Fast forward just four years and Simpson, who was home-schooled, is enrolled at Liberty University, 300 miles from home.
He drives his own car, using hand controls and pulling his compact body through the driver’s side window onto the roof, to the shock of other drivers.
He holds down a full-time job at Walmart, often getting in trouble for being overly helpful to customers and leaving his post, and carries as many classes as he can at LU.
His antics — which include scaring the bejesus out of children at the well-known haunted house Scaremare, climbing out of his car through the trunk, and lying beside a car tire pretending to be run over — are known for going viral on the Internet.
He snowboards at Snowflex and has hiked Sharp Top using his hands and arms to propel his body and his core to keep his balance.
“Believe it or not, sometimes it’s not fun living without legs,” said Simpson during one of his public speaking engagements. “I still struggle with self-image.”
His sense of humor is trademark. It’s the salve that helps him cope, but also the bridge between himself and strangers.
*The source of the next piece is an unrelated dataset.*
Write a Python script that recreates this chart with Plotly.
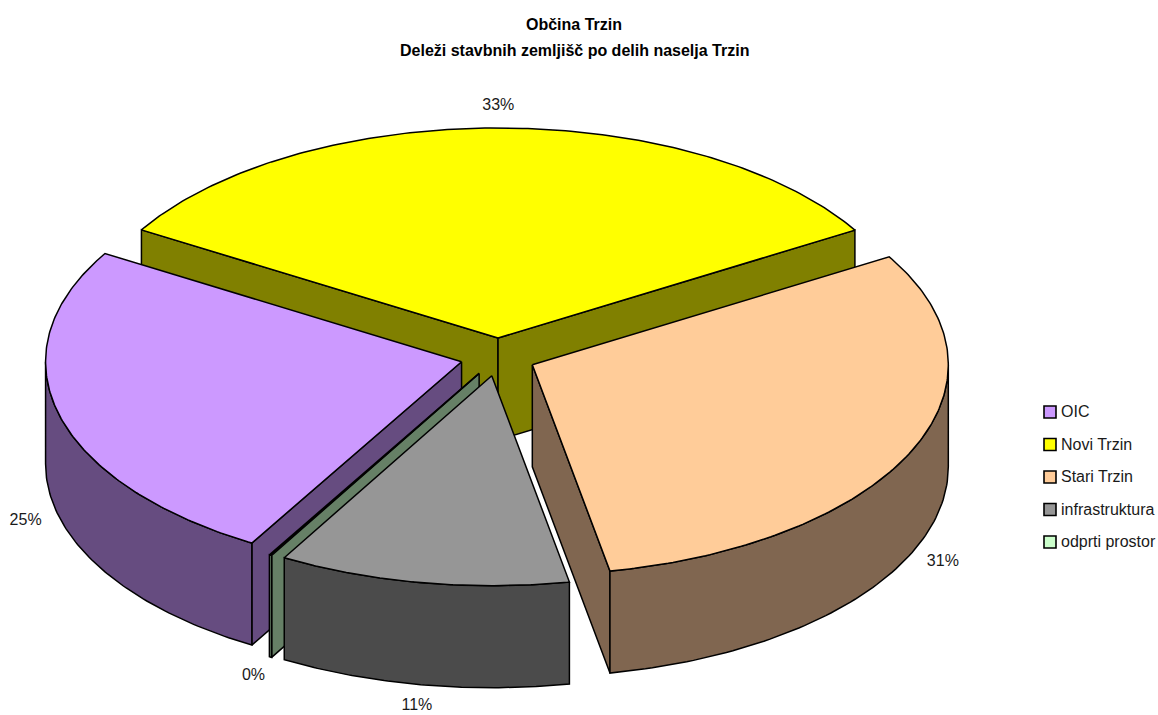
import numpy as np
import plotly.graph_objects as go

# --- data
categories = ["OIC", "Novi Trzin", "Stari Trzin", "infrastruktura", "odprti prostor"]
shares = [25.2, 32.8, 30.6, 11.3, 0.1]
top_colors = ["#CC99FF", "#FFFF00", "#FFCC99", "#969696", "#CCFFCC"]
side_colors = ["#664C80", "#808000", "#806650", "#4B4B4B", "#668066"]
title_lines = ["Občina Trzin", "Deleži stavbnih zemljišč po delih naselja Trzin"]

# --- projection of the tilted pie onto the page (pixels)
CX, CY = 498.0, 357.0
RX, RY = 416.0, 210.0
DEPTH = 102.0
EXPLODE = 37.6
FIRST_ANGLE = -149.72
DRAW_ORDER = [1, 2, 0, 4, 3]
TEXT = dict(family="Liberation Sans, Arial, sans-serif", size=16, color="#1a1a1a")
TITLE = dict(family="Liberation Sans, Arial, sans-serif", size=16, color="#000000")


def project(theta):
    t = np.radians(theta)
    return RX * np.sin(t), -RY * np.cos(t)


total = sum(shares)
spans = []
start = FIRST_ANGLE
for v in shares:
    spans.append((start, start + v / total * 360.0))
    start = spans[-1][1]


def polygon(fig, xs, ys, color):
    fig.add_trace(go.Scatter(
        x=list(xs) + [xs[0]], y=list(ys) + [ys[0]], mode="lines", fill="toself",
        fillcolor=color, line=dict(color="#000000", width=1.5),
        showlegend=False, hoverinfo="skip"))


fig = go.Figure()
for i in DRAW_ORDER:
    a, b = spans[i]
    mid = (a + b) / 2
    ax = CX + EXPLODE * np.sin(np.radians(mid))
    ay = CY - EXPLODE * RY / RX * np.cos(np.radians(mid))
    # radial faces: only those turned towards the viewer
    for edge, visible in ((a, np.sin(np.radians(a)) < 0), (b, np.sin(np.radians(b)) > 0)):
        if visible:
            ex, ey = project(edge)
            polygon(fig, [ax, ax + ex, ax + ex, ax],
                    [ay, ay + ey, ay + ey + DEPTH, ay + DEPTH], side_colors[i])
    # outer wall: only the part of the rim turned towards the viewer
    for s in [a + 360 * k for k in (-1, 0, 1)]:
        lo, hi = max(s, 90.0), min(s + (b - a), 270.0)
        if hi > lo:
            th = np.linspace(lo, hi, 80)
            px, py = project(th)
            polygon(fig,
                    np.r_[ax + px, (ax + px)[::-1]],
                    np.r_[ay + py, (ay + py + DEPTH)[::-1]],
                    side_colors[i])
    # top face
    th = np.linspace(a, b, 160)
    px, py = project(th)
    polygon(fig, np.r_[ax, ax + px], np.r_[ay, ay + py], top_colors[i])

# percentage labels, placed from each slice's bisector
lx, ly, lt = [], [], []
for i, (a, b) in enumerate(spans):
    mid = (a + b) / 2
    c = np.cos(np.radians(mid))
    s = np.sin(np.radians(mid))
    lx.append(CX + (EXPLODE + RX + 34) * s)
    ly.append(CY - (EXPLODE * RY / RX + RY + 22) * c + (DEPTH if c < 0 else 0))
    lt.append(f"{round(shares[i])}%")
fig.add_trace(go.Scatter(x=lx, y=ly, mode="text", text=lt, textposition="middle center",
                         textfont=TEXT, showlegend=False, hoverinfo="skip"))

# key on the right
for i, name in enumerate(categories):
    y = 412 + 32.5 * i
    fig.add_trace(go.Scatter(
        x=[1050], y=[y], mode="markers", name=name, showlegend=False, hoverinfo="name",
        marker=dict(symbol="square", size=12, color=top_colors[i],
                    line=dict(color="#000000", width=1.6))))
    fig.add_trace(go.Scatter(
        x=[1061], y=[y + 1], mode="text", text=[name], textposition="middle right",
        textfont=TEXT, showlegend=False, hoverinfo="skip"))

fig.update_layout(
    width=1158, height=715, margin=dict(l=0, r=0, t=0, b=0),
    paper_bgcolor="#FFFFFF", plot_bgcolor="#FFFFFF", showlegend=False,
    title=dict(text=f"<b>{title_lines[0]}</b>", x=574 / 1158, xanchor="center",
               y=1 - 24 / 715, yanchor="middle", font=TITLE),
    annotations=[dict(text=f"<b>{title_lines[1]}</b>", x=574, y=50, xref="x", yref="y",
                      xanchor="center", yanchor="middle", showarrow=False, font=TITLE)],
    xaxis=dict(range=[0, 1158], visible=False, fixedrange=True),
    yaxis=dict(range=[715, 0], visible=False, fixedrange=True),
)
fig.write_html("out.html", config={"displayModeBar": False},
               post_script="document.body.style.margin='0';document.body.style.overflow='hidden';")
He makes them laugh and they can’t help but be drawn in.
“They see what he’s been through” and the message he shares starts to carry a lot more weight because of it, said Simpson’s childhood minister Ren Bray.
After two years, Simpson saw it, too, and he changed his major to youth ministry.
“We were just waiting for him to realize what we already knew,” said his mother Cheryl Simpson, who still lives in Columbia, S.C. “We knew for a while now that he was going to be doing something more than he had planned on.”
Finally, he was forced to come to terms with reality.
He gave his testimony at Thomas Road Baptist Church one day. Then he was asked to tell his story again. And then again.
And it clicked.
“I’m not qualified, I’m not qualified at all” to be a public speaker, he said. But now, more than anything, it is what he hopes to become. He has changed his major from law enforcement and is now studying youth ministry. He wants to find children, orphans like he was once, and show them what God can do.
“From the time he was small we knew that this was something that was going to be in his future,” Cheryl Simpson said.
Mark Simpson envisions working with a team of people who have “been through instances that are so major it brought them to their knees in front of God and the only way they were able to get through that situation is with God’s help.”
Their messages give audiences “cold-hard evidence” and proof they can get through it and heal.
“In the end when people see me up on a stage I don’t want them to see a double amputee. I want them to see a man who is striving to bring God’s glory through his own life,” Simpson said. “Sometimes that’s hard to do.”
Based on how far Simpson has come on perseverance alone, Bray, his childhood minister, is confident he will be successful.
“Instead of looking at what he doesn’t have and what he cannot do, he looks at what he does have and what he can do and puts everything he has into it,” Bray said.
“I think he knows that God’s using him and he lets God use him,” he said.
“I think he’s even been created to help other people.”